Quote verbatim every line from the line containing "Write the matplotlib code for this chart." to the line containing "myo_dot_lo = [0.355, 0.330, 0.325, 0.312, 0.318]", inclusive of both, and no other line.

[Begin]

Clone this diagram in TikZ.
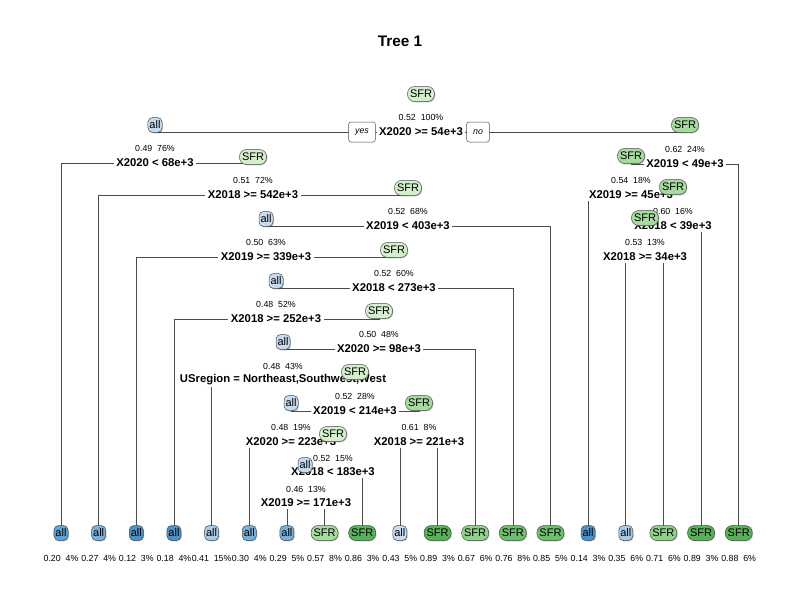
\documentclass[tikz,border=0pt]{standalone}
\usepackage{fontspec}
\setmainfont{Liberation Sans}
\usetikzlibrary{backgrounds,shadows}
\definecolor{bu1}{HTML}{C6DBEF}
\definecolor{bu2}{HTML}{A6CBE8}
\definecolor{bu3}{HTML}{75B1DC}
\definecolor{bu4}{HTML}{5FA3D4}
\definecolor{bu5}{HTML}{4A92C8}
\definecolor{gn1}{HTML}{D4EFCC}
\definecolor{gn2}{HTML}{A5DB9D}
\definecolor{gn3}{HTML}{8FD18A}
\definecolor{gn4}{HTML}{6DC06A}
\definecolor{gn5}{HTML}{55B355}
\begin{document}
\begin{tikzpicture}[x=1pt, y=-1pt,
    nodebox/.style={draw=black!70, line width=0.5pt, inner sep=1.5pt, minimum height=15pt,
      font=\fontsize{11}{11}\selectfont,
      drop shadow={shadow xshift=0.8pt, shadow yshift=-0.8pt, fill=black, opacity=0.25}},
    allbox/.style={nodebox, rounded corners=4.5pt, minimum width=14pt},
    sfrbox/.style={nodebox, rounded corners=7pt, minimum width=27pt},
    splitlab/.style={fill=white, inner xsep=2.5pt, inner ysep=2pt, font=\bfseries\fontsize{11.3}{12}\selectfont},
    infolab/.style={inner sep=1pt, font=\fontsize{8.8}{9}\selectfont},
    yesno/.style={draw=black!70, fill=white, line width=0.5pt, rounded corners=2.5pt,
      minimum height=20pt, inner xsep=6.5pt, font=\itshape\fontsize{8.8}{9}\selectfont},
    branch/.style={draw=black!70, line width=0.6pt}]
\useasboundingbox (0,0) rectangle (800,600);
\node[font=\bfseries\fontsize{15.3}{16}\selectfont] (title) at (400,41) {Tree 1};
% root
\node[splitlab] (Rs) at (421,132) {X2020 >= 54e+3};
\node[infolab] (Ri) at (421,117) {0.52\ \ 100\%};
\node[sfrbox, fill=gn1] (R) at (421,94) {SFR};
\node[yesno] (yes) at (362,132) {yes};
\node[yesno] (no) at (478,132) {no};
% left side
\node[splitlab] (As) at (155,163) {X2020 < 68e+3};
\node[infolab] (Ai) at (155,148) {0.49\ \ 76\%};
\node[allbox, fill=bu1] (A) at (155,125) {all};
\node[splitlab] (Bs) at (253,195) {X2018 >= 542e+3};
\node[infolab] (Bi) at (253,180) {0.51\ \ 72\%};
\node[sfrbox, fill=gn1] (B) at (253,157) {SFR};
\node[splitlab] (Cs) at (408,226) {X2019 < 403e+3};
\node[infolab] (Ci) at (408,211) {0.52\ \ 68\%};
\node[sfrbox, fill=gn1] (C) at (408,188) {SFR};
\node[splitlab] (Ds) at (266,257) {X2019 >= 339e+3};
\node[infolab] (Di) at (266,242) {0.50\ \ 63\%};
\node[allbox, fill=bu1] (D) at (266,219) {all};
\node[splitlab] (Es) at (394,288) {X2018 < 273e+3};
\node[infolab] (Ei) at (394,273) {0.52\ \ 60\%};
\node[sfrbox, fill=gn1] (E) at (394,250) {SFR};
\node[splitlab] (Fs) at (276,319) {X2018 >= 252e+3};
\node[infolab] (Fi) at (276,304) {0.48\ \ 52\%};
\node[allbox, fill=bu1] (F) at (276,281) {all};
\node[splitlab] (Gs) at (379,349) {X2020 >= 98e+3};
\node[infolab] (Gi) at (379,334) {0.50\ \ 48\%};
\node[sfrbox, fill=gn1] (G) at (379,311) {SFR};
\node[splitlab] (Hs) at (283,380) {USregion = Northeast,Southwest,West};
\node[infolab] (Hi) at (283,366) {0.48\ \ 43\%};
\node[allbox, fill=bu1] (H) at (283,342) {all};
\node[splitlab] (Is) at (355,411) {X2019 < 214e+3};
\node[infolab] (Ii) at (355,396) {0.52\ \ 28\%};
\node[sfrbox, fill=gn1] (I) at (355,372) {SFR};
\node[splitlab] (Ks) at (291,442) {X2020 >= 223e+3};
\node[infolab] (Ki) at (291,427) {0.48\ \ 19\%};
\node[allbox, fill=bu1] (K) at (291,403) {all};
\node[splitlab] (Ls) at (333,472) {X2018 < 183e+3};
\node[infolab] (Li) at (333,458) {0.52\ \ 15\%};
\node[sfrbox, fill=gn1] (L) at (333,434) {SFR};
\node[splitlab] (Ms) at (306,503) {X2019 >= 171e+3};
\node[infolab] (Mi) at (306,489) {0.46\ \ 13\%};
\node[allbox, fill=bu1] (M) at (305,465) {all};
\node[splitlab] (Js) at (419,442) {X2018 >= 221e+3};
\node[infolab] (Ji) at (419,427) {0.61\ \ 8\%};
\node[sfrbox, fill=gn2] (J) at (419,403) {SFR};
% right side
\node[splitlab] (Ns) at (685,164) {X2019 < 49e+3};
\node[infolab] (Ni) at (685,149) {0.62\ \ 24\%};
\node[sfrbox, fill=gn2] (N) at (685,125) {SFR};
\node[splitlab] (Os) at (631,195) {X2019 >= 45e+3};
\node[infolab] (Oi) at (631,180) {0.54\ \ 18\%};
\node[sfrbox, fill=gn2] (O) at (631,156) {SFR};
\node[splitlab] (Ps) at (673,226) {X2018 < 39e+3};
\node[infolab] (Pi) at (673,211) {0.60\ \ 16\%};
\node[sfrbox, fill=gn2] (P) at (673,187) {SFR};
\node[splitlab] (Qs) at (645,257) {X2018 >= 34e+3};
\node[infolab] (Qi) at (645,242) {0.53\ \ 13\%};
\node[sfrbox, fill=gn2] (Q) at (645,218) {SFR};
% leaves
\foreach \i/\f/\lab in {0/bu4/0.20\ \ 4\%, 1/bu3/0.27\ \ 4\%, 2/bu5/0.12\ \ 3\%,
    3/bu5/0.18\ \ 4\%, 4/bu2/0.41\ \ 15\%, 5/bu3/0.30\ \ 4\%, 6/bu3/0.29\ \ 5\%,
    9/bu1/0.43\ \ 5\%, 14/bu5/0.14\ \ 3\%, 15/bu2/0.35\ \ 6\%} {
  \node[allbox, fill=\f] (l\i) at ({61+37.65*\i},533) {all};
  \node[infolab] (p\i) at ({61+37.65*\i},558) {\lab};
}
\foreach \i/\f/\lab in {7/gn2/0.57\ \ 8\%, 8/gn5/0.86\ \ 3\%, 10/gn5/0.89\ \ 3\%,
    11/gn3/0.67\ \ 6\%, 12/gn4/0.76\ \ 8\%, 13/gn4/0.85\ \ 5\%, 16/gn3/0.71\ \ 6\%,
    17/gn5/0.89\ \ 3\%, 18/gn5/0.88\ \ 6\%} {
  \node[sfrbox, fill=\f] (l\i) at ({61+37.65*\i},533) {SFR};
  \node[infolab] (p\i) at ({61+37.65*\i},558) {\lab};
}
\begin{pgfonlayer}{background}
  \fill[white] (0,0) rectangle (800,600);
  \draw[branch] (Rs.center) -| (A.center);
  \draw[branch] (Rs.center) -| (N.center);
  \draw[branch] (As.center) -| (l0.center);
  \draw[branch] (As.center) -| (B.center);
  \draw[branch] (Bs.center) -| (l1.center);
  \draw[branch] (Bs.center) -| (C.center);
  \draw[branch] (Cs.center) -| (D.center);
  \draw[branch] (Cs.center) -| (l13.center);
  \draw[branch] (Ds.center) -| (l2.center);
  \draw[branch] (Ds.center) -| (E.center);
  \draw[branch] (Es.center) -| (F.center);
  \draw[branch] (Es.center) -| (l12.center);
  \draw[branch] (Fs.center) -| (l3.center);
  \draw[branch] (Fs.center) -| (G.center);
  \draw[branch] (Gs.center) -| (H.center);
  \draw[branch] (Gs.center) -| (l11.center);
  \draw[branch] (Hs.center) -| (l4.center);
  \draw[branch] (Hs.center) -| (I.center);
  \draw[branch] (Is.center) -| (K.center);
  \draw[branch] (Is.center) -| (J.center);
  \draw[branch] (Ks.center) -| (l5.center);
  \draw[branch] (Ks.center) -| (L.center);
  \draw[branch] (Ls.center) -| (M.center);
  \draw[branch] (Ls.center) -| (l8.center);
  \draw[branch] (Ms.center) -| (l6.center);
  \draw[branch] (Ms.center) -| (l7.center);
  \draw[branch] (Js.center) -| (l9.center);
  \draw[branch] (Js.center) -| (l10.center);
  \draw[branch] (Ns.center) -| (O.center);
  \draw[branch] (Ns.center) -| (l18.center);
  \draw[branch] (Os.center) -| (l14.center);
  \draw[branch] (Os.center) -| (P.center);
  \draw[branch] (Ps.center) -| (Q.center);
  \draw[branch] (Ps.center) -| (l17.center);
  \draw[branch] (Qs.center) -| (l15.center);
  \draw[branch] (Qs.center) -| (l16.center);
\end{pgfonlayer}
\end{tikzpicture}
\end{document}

[End]
[Begin]

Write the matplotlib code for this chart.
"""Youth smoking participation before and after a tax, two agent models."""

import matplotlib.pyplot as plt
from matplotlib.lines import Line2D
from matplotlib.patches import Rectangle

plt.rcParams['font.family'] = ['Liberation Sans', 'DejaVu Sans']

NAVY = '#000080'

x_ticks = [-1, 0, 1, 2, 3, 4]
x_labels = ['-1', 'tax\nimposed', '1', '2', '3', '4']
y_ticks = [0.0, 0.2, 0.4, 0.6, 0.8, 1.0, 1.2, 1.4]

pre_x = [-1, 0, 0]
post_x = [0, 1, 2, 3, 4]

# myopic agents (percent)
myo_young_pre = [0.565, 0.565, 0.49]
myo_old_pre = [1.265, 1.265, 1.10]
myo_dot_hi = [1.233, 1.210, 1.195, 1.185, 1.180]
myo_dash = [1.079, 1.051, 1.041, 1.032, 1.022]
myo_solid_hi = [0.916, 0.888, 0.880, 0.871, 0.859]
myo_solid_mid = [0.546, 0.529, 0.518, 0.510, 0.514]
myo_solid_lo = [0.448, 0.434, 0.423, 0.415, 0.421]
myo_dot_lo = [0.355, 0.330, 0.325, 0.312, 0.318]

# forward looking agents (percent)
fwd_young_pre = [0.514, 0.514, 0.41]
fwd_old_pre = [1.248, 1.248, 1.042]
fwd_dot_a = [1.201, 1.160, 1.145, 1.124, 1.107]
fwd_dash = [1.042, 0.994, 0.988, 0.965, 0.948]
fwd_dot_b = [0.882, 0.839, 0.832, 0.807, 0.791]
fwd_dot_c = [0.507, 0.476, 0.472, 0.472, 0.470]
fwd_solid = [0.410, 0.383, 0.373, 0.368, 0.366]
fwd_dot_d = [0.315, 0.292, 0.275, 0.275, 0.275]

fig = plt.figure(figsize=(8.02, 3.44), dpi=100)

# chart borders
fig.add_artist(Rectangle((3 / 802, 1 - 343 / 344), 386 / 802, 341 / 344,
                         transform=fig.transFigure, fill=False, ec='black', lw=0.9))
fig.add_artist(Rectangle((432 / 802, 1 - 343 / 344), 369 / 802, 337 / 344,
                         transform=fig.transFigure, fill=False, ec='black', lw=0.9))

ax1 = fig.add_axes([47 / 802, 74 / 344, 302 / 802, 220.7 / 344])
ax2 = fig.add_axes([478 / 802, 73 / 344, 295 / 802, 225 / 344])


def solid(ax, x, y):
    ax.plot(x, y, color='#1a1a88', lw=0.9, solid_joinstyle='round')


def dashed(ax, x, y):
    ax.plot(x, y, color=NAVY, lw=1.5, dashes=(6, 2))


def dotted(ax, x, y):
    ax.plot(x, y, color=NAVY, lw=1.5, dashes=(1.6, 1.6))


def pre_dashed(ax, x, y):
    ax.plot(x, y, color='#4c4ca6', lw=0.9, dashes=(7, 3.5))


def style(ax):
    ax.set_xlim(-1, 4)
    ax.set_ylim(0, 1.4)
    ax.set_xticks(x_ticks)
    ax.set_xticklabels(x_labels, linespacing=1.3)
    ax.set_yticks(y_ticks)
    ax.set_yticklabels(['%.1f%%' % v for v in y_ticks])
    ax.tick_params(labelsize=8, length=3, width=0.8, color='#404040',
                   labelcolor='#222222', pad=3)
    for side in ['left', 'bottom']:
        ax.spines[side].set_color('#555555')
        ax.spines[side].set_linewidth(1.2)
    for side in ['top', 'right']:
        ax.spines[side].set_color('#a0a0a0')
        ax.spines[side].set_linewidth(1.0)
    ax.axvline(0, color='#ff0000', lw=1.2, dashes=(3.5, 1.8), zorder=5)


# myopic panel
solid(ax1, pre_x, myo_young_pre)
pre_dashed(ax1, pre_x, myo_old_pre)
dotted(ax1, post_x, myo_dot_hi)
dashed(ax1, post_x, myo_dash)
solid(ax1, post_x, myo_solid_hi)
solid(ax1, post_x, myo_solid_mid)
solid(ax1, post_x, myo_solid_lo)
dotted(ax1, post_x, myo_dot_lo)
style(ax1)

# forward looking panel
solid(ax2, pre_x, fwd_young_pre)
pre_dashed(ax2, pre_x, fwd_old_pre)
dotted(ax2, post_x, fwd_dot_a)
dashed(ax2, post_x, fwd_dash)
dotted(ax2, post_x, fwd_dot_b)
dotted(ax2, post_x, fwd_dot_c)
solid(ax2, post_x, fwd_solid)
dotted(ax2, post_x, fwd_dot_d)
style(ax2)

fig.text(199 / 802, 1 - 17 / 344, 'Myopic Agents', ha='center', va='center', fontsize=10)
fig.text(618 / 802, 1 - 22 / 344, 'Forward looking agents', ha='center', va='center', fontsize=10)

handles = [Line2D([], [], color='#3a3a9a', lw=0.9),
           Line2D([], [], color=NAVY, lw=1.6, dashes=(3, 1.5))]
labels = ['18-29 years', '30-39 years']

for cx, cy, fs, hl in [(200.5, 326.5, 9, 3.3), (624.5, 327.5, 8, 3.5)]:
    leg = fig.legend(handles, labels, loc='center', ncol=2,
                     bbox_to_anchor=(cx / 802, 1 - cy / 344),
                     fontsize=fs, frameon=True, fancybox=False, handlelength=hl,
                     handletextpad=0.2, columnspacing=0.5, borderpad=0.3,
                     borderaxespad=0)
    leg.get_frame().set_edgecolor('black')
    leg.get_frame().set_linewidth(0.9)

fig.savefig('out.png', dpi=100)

[End]
[Begin]

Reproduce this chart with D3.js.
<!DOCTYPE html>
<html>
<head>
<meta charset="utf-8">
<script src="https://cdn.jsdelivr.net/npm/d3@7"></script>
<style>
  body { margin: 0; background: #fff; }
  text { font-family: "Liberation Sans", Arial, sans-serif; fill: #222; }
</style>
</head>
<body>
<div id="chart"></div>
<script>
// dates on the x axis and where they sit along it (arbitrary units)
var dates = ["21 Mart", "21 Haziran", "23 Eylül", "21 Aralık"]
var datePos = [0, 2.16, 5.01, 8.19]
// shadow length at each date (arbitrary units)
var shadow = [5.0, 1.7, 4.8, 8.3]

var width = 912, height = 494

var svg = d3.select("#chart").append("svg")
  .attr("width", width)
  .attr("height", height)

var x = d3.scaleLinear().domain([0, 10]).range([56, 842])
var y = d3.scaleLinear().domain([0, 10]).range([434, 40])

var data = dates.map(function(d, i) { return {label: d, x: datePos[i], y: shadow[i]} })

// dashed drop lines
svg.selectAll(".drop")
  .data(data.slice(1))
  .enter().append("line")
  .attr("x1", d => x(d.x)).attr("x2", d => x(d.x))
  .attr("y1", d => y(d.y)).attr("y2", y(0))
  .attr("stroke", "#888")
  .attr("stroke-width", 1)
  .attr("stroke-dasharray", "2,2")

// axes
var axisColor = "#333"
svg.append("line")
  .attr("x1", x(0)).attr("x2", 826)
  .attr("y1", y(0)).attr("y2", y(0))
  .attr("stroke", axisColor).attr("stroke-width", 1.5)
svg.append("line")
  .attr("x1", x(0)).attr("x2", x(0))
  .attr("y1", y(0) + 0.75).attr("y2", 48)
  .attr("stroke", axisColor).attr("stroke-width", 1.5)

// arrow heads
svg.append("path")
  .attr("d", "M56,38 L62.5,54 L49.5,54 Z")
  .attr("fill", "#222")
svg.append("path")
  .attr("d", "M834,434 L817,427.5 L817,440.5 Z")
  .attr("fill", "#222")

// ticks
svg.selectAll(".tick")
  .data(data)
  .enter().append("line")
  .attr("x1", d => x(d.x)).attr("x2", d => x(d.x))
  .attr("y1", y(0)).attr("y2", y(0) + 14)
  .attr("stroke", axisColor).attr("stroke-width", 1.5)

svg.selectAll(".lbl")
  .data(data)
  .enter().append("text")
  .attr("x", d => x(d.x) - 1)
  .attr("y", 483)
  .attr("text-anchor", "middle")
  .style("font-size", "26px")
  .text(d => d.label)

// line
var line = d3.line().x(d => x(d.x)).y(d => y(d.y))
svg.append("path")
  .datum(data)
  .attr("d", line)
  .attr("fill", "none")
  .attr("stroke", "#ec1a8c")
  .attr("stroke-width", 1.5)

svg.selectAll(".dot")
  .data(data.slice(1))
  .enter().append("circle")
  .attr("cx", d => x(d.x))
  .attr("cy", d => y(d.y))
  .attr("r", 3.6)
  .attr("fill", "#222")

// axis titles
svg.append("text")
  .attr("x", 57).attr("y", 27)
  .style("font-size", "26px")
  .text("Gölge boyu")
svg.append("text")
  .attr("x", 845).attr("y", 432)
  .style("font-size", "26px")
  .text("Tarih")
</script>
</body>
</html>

[End]

ANSWER TO THIS EXERCISE =>
Write the matplotlib code for this chart.
"""Youth smoking participation before and after a tax, two agent models."""

import matplotlib.pyplot as plt
from matplotlib.lines import Line2D
from matplotlib.patches import Rectangle

plt.rcParams['font.family'] = ['Liberation Sans', 'DejaVu Sans']

NAVY = '#000080'

x_ticks = [-1, 0, 1, 2, 3, 4]
x_labels = ['-1', 'tax\nimposed', '1', '2', '3', '4']
y_ticks = [0.0, 0.2, 0.4, 0.6, 0.8, 1.0, 1.2, 1.4]

pre_x = [-1, 0, 0]
post_x = [0, 1, 2, 3, 4]

# myopic agents (percent)
myo_young_pre = [0.565, 0.565, 0.49]
myo_old_pre = [1.265, 1.265, 1.10]
myo_dot_hi = [1.233, 1.210, 1.195, 1.185, 1.180]
myo_dash = [1.079, 1.051, 1.041, 1.032, 1.022]
myo_solid_hi = [0.916, 0.888, 0.880, 0.871, 0.859]
myo_solid_mid = [0.546, 0.529, 0.518, 0.510, 0.514]
myo_solid_lo = [0.448, 0.434, 0.423, 0.415, 0.421]
myo_dot_lo = [0.355, 0.330, 0.325, 0.312, 0.318]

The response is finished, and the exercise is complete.